The biggest stock in the Nasdaq, Apple, rose US$9.01 to US$674.25, reversing course after being down four points earlier in the day. Apple invited reporters to a news event next week at which the company is expected to announce its long-awaited iPhone 5.

Heavy equipment maker Caterpillar was the weakest stock in the Dow average, slipping two per cent, or US$2.09, to US$83.24.

The Commerce Department reported that US construction spending fell 0.9 per cent in July from June, driven lower by a sharp drop on spending on home improvement projects.

The decline, the worst in a year, followed three months of gains powered by increases in home and apartment construction. New home construction rose again in July, but spending on home renovation projects fell 5.5 per cent.

A separate report delivered more gloomy news on the economy: the third straight month of contraction in US manufacturing. New orders, production and employment all fell in August. Factories have been a key source of jobs and growth since the recession ended in June 2009, but the sector been weak in recent months.

The Institute for Supply Management, a trade group of purchasing managers, says its index of manufacturing edged down to 49.6 from 49.7 in July, and the lowest reading in three years. A reading below 50 indicates that manufacturing is contracting.

"It's time to go back to school and sharpen up on stocks and pay attention to the numbers," said Kim Forrest, equity analyst at financial advisors Fort Pitt Capital Group. "The numbers show that there's a lot of weakness out there and investors have gotten lulled into complacency in the last month or so."

The week will culminate with US nonfarm payroll figures Friday, one of the most important barometers for the world's largest economy. Federal Reserve chairman Ben Bernanke has indicated that the central bank is inclined to provide new stimulus if it's needed.

Despite the gloom, Americans continued to buy cars thanks to model-year close-outs, low-interest financing and appealing new models. GM's August US sales rose 10 per cent compared with a year earlier, while Ford's rose 13 per cent and Chrysler's 14 per cent. Ford's stock rose 10 cents to US$9.44.

In Europe, Moody's warned that it could downgrade the credit rating of the European Union as a whole, citing the continent's lingering debt crisis. That sent markets broadly lower in Europe.
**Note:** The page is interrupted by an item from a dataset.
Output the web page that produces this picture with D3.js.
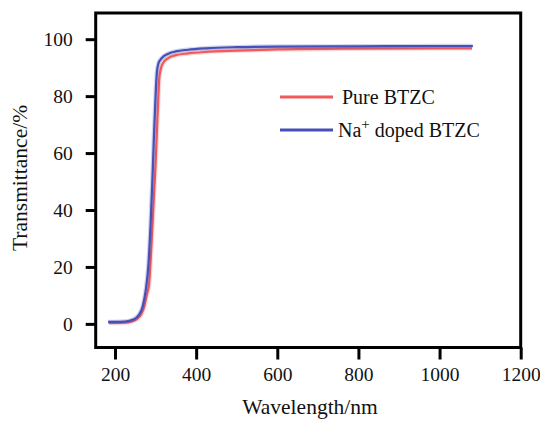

Benchmark indexes fell 1.2 per cent in Germany, 1.6 per cent in France and 1.5 per cent in Britain.

The focus this week will be on the European Central Bank President Mario Draghi, who is expected to announce details on Thursday of a new bond-buying programme intended to bring down the borrowing costs of countries such as Spain and Italy.

The price of oil also slipped on worries that demand for oil would fall. US benchmark crude fell US$1.17 to US$95.30 in New York.

Among other stocks making big moves:

— Netflix plunged US$3.75 to US$55.97, a loss of six per cent. Rival Amazon signed a deal with a company that licenses movies from Paramount, MGM and Lionsgate for its online streaming service.

— Consol Energy fell four per cent after the company said it will temporarily idle a mine because of weak steel demand. The stock fell US$1.17 to US$29.01.